The inclusion of Z Energy’s performance, which remained strong despite extreme weather events in the first quarter, also positively impacted Group earnings.
Regarding the Lytton refinery performance, the unaudited RCOP EBIT for the first half is approximately $100 million, with RCOP EBITDA reaching approximately $131 million. The lower Singapore product cracks in the second quarter, higher operating expenses (primarily electricity costs), the one-off impact of the Fluidised Catalytic Cracking Unit (FCCU) outage, and losses incurred on the storage and export of intermediate products contributed to these results.
However, gains in Trading and Shipping in response to supply challenges partially offset the losses.
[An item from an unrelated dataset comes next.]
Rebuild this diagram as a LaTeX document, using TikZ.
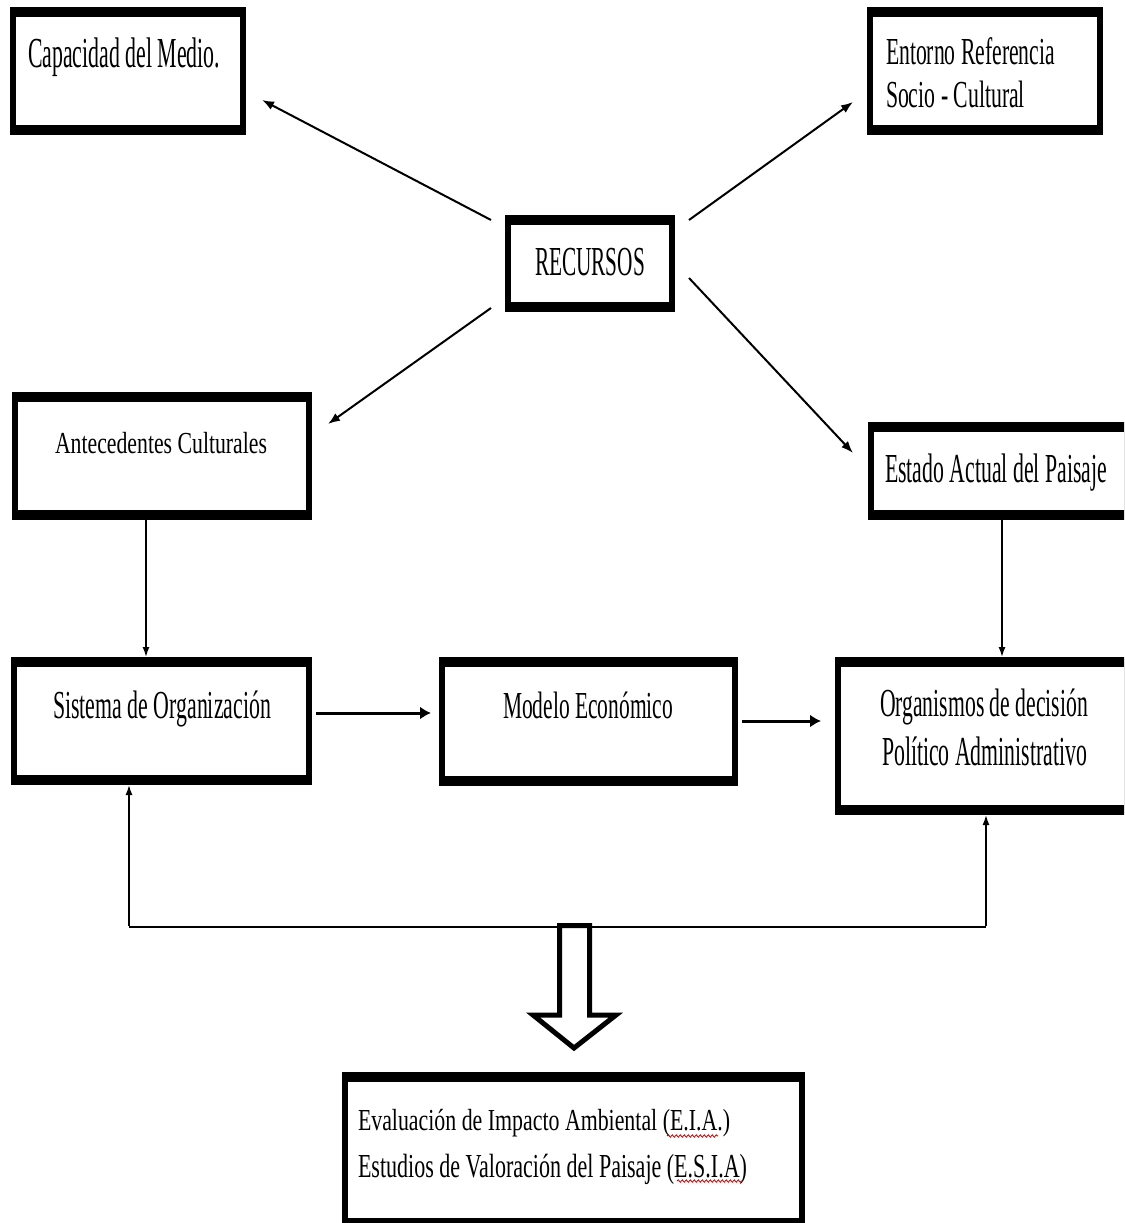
\documentclass[tikz,border=0pt]{standalone}
\usepackage{fontspec}
\setmainfont{Liberation Serif}
\usepackage{graphicx}
\usetikzlibrary{arrows.meta,decorations.pathmorphing}
\newcommand\fitt[3]{\resizebox{#1pt}{#2pt}{\smash{#3}\vphantom{H}}}
\tikzset{
  boxframe/.style={fill=black, draw=none, inner sep=0pt, outer sep=0pt},
  boxfill/.style={fill=white, draw=none, inner sep=0pt, outer sep=0pt},
  txt/.style={inner sep=0pt, outer sep=0pt, anchor=base west},
  diag/.style={line width=2pt, -{Latex[length=12pt,width=9pt]}},
  vert/.style={line width=1.5pt, -{Latex[length=10pt,width=7pt]}},
  horiz/.style={line width=3pt, -{Latex[length=11pt,width=13pt]}},
  fbline/.style={line width=2.5pt},
  spell/.style={red!85!black, line width=0.8pt, decorate, decoration={snake, amplitude=1.2pt, segment length=4pt}},
}
\begin{document}
\begin{tikzpicture}[x=1pt,y=-1pt]
\useasboundingbox (0,0) rectangle (1124,1223);
\clip (0,0) rectangle (1124,1223);
\fill[white] (0,0) rectangle (1124,1223);

% boxes
\node[boxframe, minimum width=236pt, minimum height=128pt] (cap) at (128,71) {};
\node[boxfill, minimum width=224pt, minimum height=108pt] (cap-in) at (cap) {};
\node[boxframe, minimum width=236pt, minimum height=128pt] (ent) at (985,71) {};
\node[boxfill, minimum width=224pt, minimum height=108pt] (ent-in) at (ent) {};
\node[boxframe, minimum width=170pt, minimum height=97pt] (rec) at (590,263.5) {};
\node[boxfill, minimum width=158pt, minimum height=77pt] (rec-in) at (rec) {};
\node[boxframe, minimum width=300pt, minimum height=128pt] (ant) at (162,456) {};
\node[boxfill, minimum width=288pt, minimum height=108pt] (ant-in) at (ant) {};
\node[boxframe, minimum width=266pt, minimum height=98pt] (est) at (1001,471) {};
\node[boxfill, minimum width=254pt, minimum height=78pt] (est-in) at (est) {};
\node[boxframe, minimum width=301pt, minimum height=128pt] (sis) at (161.5,721) {};
\node[boxfill, minimum width=289pt, minimum height=108pt] (sis-in) at (sis) {};
\node[boxframe, minimum width=299pt, minimum height=129pt] (mod) at (588.5,721.5) {};
\node[boxfill, minimum width=287pt, minimum height=109pt] (mod-in) at (mod) {};
\node[boxframe, minimum width=299pt, minimum height=158pt] (org) at (984.5,736) {};
\node[boxfill, minimum width=287pt, minimum height=138pt] (org-in) at (org) {};
\node[boxframe, minimum width=463pt, minimum height=156pt] (eia) at (573.5,1150) {};
\node[boxfill, minimum width=451pt, minimum height=136pt] (eia-in) at (eia) {};

% texts
\node[txt] (cap-t) at (28,68) {\fitt{192}{28}{Capacidad del Medio.}};
\node[txt] (ent-t1) at (886,65) {\fitt{169}{25}{Entorno Referencia}};
\node[txt] (ent-t2) at (886,107) {\fitt{139}{25}{Socio - Cultural}};
\node[txt] (rec-t) at (535,275) {\fitt{110}{27}{RECURSOS}};
\node[txt] (ant-t) at (55,453) {\fitt{212}{20}{Antecedentes Culturales}};
\node[txt] (est-t) at (885,482) {\fitt{222}{27}{Estado Actual del Paisaje}};
\node[txt] (sis-t) at (53,718) {\fitt{218}{26}{Sistema de Organización}};
\node[txt] (mod-t) at (503,718) {\fitt{170}{25}{Modelo Económico}};
\node[txt] (org-t1) at (880,716) {\fitt{208}{26}{Organismos de decisión}};
\node[txt] (org-t2) at (882,765) {\fitt{205}{27}{Político Administrativo}};
\node[txt] (eia-t1) at (358,1130) {\fitt{372}{20}{Evaluación de Impacto Ambiental (E.I.A.)}};
\node[txt] (eia-t2) at (358,1177) {\fitt{389}{22}{Estudios de Valoración del Paisaje (E.S.I.A)}};

% spell-check marks
\draw[spell] ([shift={(309,6)}]eia-t1.base west) -- ([shift={(-12,6)}]eia-t1.base east);
\draw[spell] ([shift={(319,4)}]eia-t2.base west) -- ([shift={(-5,4)}]eia-t2.base east);

% diagonal arrows from RECURSOS
\draw[diag] ([shift={(-14,5)}]rec.north west) -- ([shift={(16,-35)}]cap.south east);
\draw[diag] ([shift={(14,5)}]rec.north east) -- ([shift={(-14,-33)}]ent.south west);
\draw[diag] ([shift={(-14,-4)}]rec.south west) -- ([shift={(16,32)}]ant.north east);
\draw[diag] ([shift={(14,-34)}]rec.south east) -- ([shift={(-15,31)}]est.north west);

% vertical arrows
\draw[vert] ([xshift=-16pt]ant.south) -- ([xshift=-15.5pt]sis.north);
\draw[vert] ([xshift=1pt]est.south) -- ([xshift=17.5pt]org.north);

% horizontal arrows
\draw[horiz] ([shift={(4,-8)}]sis.east) -- ([shift={(-8,-8.5)}]mod.west);
\draw[horiz] ([shift={(4,-0.5)}]mod.east) -- ([shift={(-14,-15)}]org.west);

% feedback
\coordinate (fb) at (574,927);
\coordinate (fbl) at ([xshift=-32.5pt]sis.south |- fb);
\coordinate (fbr) at ([xshift=1.5pt]org.south |- fb);
\draw[fbline] (fbl) -- (fbr);
\draw[vert] ([yshift=1pt]fbl) -- ([xshift=-32.5pt]sis.south);
\draw[vert] ([yshift=1pt]fbr) -- ([xshift=1.5pt]org.south);

% block arrow
\draw[line width=5pt, fill=white, line join=miter]
  (559.5,925.5) -- (559.5,1015) -- (533,1015) -- (574,1048) -- (616,1015)
  -- (589.5,1015) -- (589.5,925.5) -- cycle;
\end{tikzpicture}
\end{document}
The Lytton Refiner Margin (LRM) for the second quarter of the 2023 financial year was US$5.66 per barrel, mainly due to weaker Singapore product cracks and the higher proportion of lower-value finished products and intermediates produced during the outage to repair the FCCU slide valve.
Refinery total production for the second quarter remained consistent with the first quarter at 1,484 million litres. However, the LRM for the month of June improved to US$12.69 per barrel as the refinery returned to normal operations by the end of May, and Singapore product cracks recovered.
The audited financial results for the first half of 2023 will be released on 21 August 2023. Ampol Limited’s Board has authorised this release of information.